I look forward to having six hydrogen burners in my stove. Because that would be cool. (Or hot?) And not require any gas pipelines or storage tanks. (Private to patent attorneys claiming newness and non-obviousness: haha!)



(Via gizmodo.)

6 comments on "Make Fire With Water, Electricity"

  • Chris Walsh says:

    220V x 60A x 1 H = 13.2 KW-hours
    31,000 BTU = 9.07 KW-hours
    Assuming this thing doesn’t draw the full 60A, it would seem surprisingly efficient, especially considering that all of the heat produced is directed into living space, rather than up a chimney. I am pleasantly surprised.

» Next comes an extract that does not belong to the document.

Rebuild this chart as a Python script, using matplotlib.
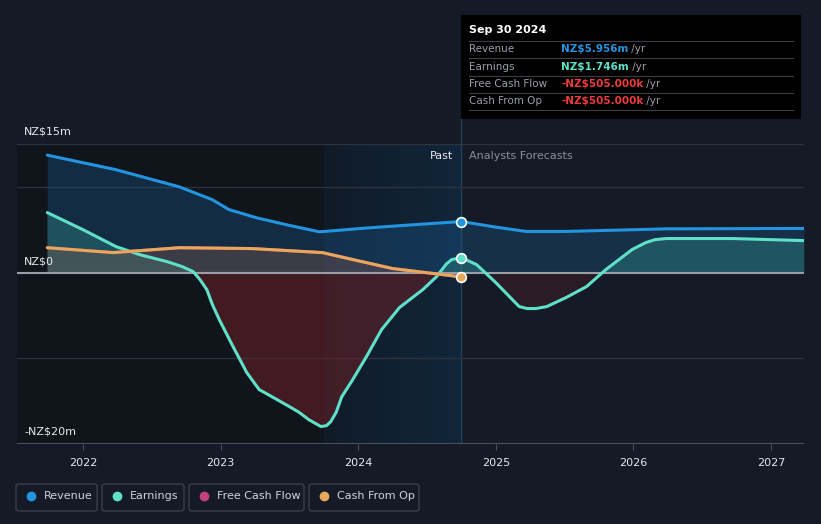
import numpy as np
import matplotlib.pyplot as plt
from matplotlib.patches import Rectangle, FancyBboxPatch
from matplotlib.colors import LinearSegmentedColormap

# values in NZ$ millions, x in decimal years
rev_past_x = [2021.74, 2022.24, 2022.70, 2022.94, 2023.06, 2023.26, 2023.50, 2023.72, 2024.06, 2024.42, 2024.75]
rev_past_y = [13.7, 12.0, 10.0, 8.5, 7.35, 6.4, 5.5, 4.75, 5.2, 5.6, 5.956]
rev_fc_x = [2024.75, 2025.0, 2025.22, 2025.51, 2026.24, 2027.24]
rev_fc_y = [5.956, 5.3, 4.8, 4.8, 5.1, 5.15]

earn_past_x = [2021.74, 2022.00, 2022.24, 2022.41, 2022.61, 2022.72, 2022.80, 2022.85, 2022.90, 2022.94,
               2022.99, 2023.09, 2023.19, 2023.28, 2023.41, 2023.50, 2023.57, 2023.64, 2023.70, 2023.73,
               2023.77, 2023.80, 2023.84, 2023.88, 2023.96, 2024.06, 2024.17, 2024.30, 2024.47, 2024.57,
               2024.64, 2024.68, 2024.75]
earn_past_y = [7.0, 5.0, 3.03, 2.1, 1.28, 0.7, 0.12, -0.82, -2.0, -3.73,
               -5.48, -8.63, -11.67, -13.65, -14.82, -15.64, -16.3, -17.15, -17.7, -17.97,
               -17.85, -17.4, -16.3, -14.5, -12.49, -9.8, -6.65, -4.08, -1.98, -0.47,
               1.0, 1.52, 1.746]
earn_fc_x = [2024.75, 2024.86, 2025.00, 2025.12, 2025.17, 2025.23, 2025.29, 2025.37, 2025.51, 2025.66,
             2025.80, 2025.99, 2026.09, 2026.16, 2026.24, 2026.72, 2027.24]
earn_fc_y = [1.746, 0.93, -1.17, -3.15, -3.97, -4.2, -4.2, -3.97, -2.92, -1.63,
             0.35, 2.68, 3.5, 3.85, 3.97, 3.97, 3.73]

cfo_x = [2021.74, 2022.22, 2022.70, 2023.23, 2023.74, 2023.96, 2024.25, 2024.49, 2024.75]
cfo_y = [2.9, 2.33, 2.9, 2.8, 2.33, 1.52, 0.47, 0.0, -0.505]
fcf_x = cfo_x
fcf_y = cfo_y

year_ticks = [2022, 2023, 2024, 2025, 2026, 2027]

BG = '#151b26'
C_REV = '#2394df'
C_EARN = '#5fe0c8'
C_FCF = '#c2407f'
C_CFO = '#e8a85a'

W, H = 821, 524
fig = plt.figure(figsize=(W / 100, H / 100), dpi=100)
fig.patch.set_facecolor(BG)


def fx(px):
    return px / W


def fy(py):
    return 1 - py / H


ax = fig.add_axes([fx(17), fy(444), fx(804) - fx(17), fy(144) - fy(444)])
ax.set_facecolor(BG)
ax.set_xlim(2021.52, 2027.24)
ax.set_ylim(-20, 15)
for s in ax.spines.values():
    s.set_visible(False)

# past (darker) region and last-year highlight
ax.axvspan(2021.52, 2023.75, color='#10141b', zorder=0, lw=0)
grad = np.linspace(0, 1, 256).reshape(1, -1)
cm = LinearSegmentedColormap.from_list('hl', ['#111b28', '#10263a'])
ax.imshow(grad, extent=[2023.75, 2024.75, -20, 15], aspect='auto', cmap=cm, zorder=0.5)
ax.axvline(2024.75, color='#24405a', lw=1, zorder=1)
fig.add_artist(plt.Line2D([fx(461), fx(461)], [fy(144), fy(119)], color='#24405a', lw=1))

for g in [15, 10, -10]:
    ax.axhline(g, color='#2c333f', lw=1, zorder=1)
ax.axhline(-20, color='#4a505a', lw=1.5, zorder=1)

# fills
rx = rev_past_x + rev_fc_x[1:]
ry = rev_past_y + rev_fc_y[1:]
ax.fill_between(rx, ry, 0, color='#1a5a90', alpha=0.35, lw=0, zorder=2)

ex = np.array(earn_past_x + earn_fc_x[1:])
ey = np.array(earn_past_y + earn_fc_y[1:])
ax.fill_between(ex, ey, 0, where=ey >= 0, interpolate=True, color='#3aa89a', alpha=0.3, lw=0, zorder=2)
ax.fill_between(earn_past_x, earn_past_y, 0, where=np.array(earn_past_y) <= 0, interpolate=True,
                color='#6a2028', alpha=0.55, lw=0, zorder=2)
ax.fill_between(earn_fc_x, earn_fc_y, 0, where=np.array(earn_fc_y) <= 0, interpolate=True,
                color='#4a2028', alpha=0.4, lw=0, zorder=2)
ax.fill_between(cfo_x, cfo_y, 0, color='#8a5a50', alpha=0.35, lw=0, zorder=2)

ax.axhline(0, color='#9a9ea6', lw=1.5, zorder=3)

# lines
kw = dict(lw=2.2, solid_capstyle='round', solid_joinstyle='round')
ax.plot(rev_past_x, rev_past_y, color=C_REV, zorder=5, **kw)
ax.plot(rev_fc_x, rev_fc_y, color=C_REV, zorder=5, **kw)
ax.plot(earn_past_x, earn_past_y, color=C_EARN, zorder=5, **kw)
ax.plot(earn_fc_x, earn_fc_y, color=C_EARN, zorder=5, **kw)
ax.plot(fcf_x, fcf_y, color=C_FCF, zorder=5, **kw)
ax.plot(cfo_x, cfo_y, color=C_CFO, zorder=6, **kw)

for yv, c in [(rev_past_y[-1], C_REV), (earn_past_y[-1], C_EARN), (cfo_y[-1], C_CFO)]:
    ax.plot([2024.75], [yv], 'o', ms=7, mfc=c, mec='white', mew=1.2, zorder=7)

ax.set_xticks(year_ticks)
ax.set_xticklabels([str(y) for y in year_ticks])
ax.tick_params(axis='x', colors='#4a505a', labelcolor='#e6e8eb', labelsize=8, length=4, pad=6)
ax.set_yticks([])

# y labels
fig.text(fx(24), fy(131), 'NZ$15m', color='#e6e8eb', fontsize=8, va='center')
fig.text(fx(24), fy(261), 'NZ$0', color='#e6e8eb', fontsize=8, va='center')
fig.text(fx(24), fy(431), '-NZ$20m', color='#e6e8eb', fontsize=8, va='center')

fig.text(fx(453), fy(156), 'Past', color='#e6e8eb', fontsize=8, va='center', ha='right')
fig.text(fx(469), fy(156), 'Analysts Forecasts', color='#8a8f98', fontsize=8, va='center')

# tooltip
fig.patches.append(Rectangle((fx(461), fy(119)), fx(801) - fx(461), fy(15) - fy(119),
                             transform=fig.transFigure, facecolor='#000000', edgecolor='none', zorder=10))
fig.text(fx(469), fy(30), 'Sep 30 2024', color='white', fontsize=8, fontweight='bold', va='center', zorder=11)
rows = [('Revenue', 'NZ$5.956m', C_REV), ('Earnings', 'NZ$1.746m', C_EARN),
        ('Free Cash Flow', '-NZ$505.000k', '#ee3b3b'), ('Cash From Op', '-NZ$505.000k', '#ee3b3b')]
for i, (lab, val, c) in enumerate(rows):
    yy = 49 + i * 17.5
    fig.add_artist(plt.Line2D([fx(469), fx(793)], [fy(yy - 8.5), fy(yy - 8.5)], color='#3a3f47', lw=0.8, zorder=11))
    fig.text(fx(469), fy(yy), lab, color='#9a9ea6', fontsize=7.5, va='center', zorder=11)
    t = fig.text(fx(561), fy(yy), val, color=c, fontsize=7.5, va='center', fontweight='semibold', zorder=11)
    fig.add_artist(plt.Annotation(' /yr', xy=(1, 0.5), xycoords=t, va='center', ha='left',
                                  color='#9a9ea6', fontsize=7.5, zorder=11))
fig.add_artist(plt.Line2D([fx(469), fx(793)], [fy(110), fy(110)], color='#3a3f47', lw=0.8, zorder=11))

# legend
legend = [('Revenue', C_REV, 16, 97), ('Earnings', C_EARN, 102, 184),
          ('Free Cash Flow', C_FCF, 189, 304), ('Cash From Op', C_CFO, 309, 419)]
for lab, c, x0, x1 in legend:
    fig.patches.append(FancyBboxPatch((fx(x0), fy(511)), fx(x1) - fx(x0), fy(484) - fy(511),
                                      boxstyle='round,pad=0,rounding_size=0.004', transform=fig.transFigure,
                                      facecolor='none', edgecolor='#3a3f4a', lw=1))
    fig.add_artist(plt.Line2D([fx(x0 + 15)], [fy(496)], marker='o', ms=6, color=c, mec=c))
    fig.text(fx(x0 + 28), fy(496), lab, color='#cfd3da', fontsize=8, va='center')

fig.savefig('out.png', dpi=100, facecolor=BG)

  • This makes no sense. Hydrogen burns with an invisible flame.
    Also, if you store hydrogen, there is an issue of hydrogen embrittlement.

  • Chris Walsh says:

    The hydrogen is “stored” in H2O, in this case.
    Too much exposure to Lakehurst, NJ’s most famous photo made me never even *think* that burning H2 was not visible.

  • Adam says:

    They add the oxygen (also conviniently stored in water) back into the flame for visibility.

  • dbs says:

    Ther’es nothing on the website talking about using this for a cooking stove, and I wonder what the point-heat of direct hydrogen burn is like. Propane has a very high burn temperature, so it’s great for a stove top, but I don’t know if Hydrogen does the same thing.
    Also, not sure about Chris’s numbers, I’m not a physicist – it know that seperating out the hydrogen and oxygen isn’t terribly efficient, and doing it fast enough to make a stovetop flame from the result is tricky.
    But gosh, that’s a great use for big DC storage. Get a couple deep cycle LA batteries under the stove, charge them trickle-charge from the solar panels, use them to seperate out the hydrogen for heating and hot water as needed. Hmm!

  • Adam says:

    There’s a lot of data at . Unfortunately, some of it is self-condtradictory, which I think entails an editing error. It appears that hydrogen can be made to burn at 2300 C or so, while propane burns about 100C hotter.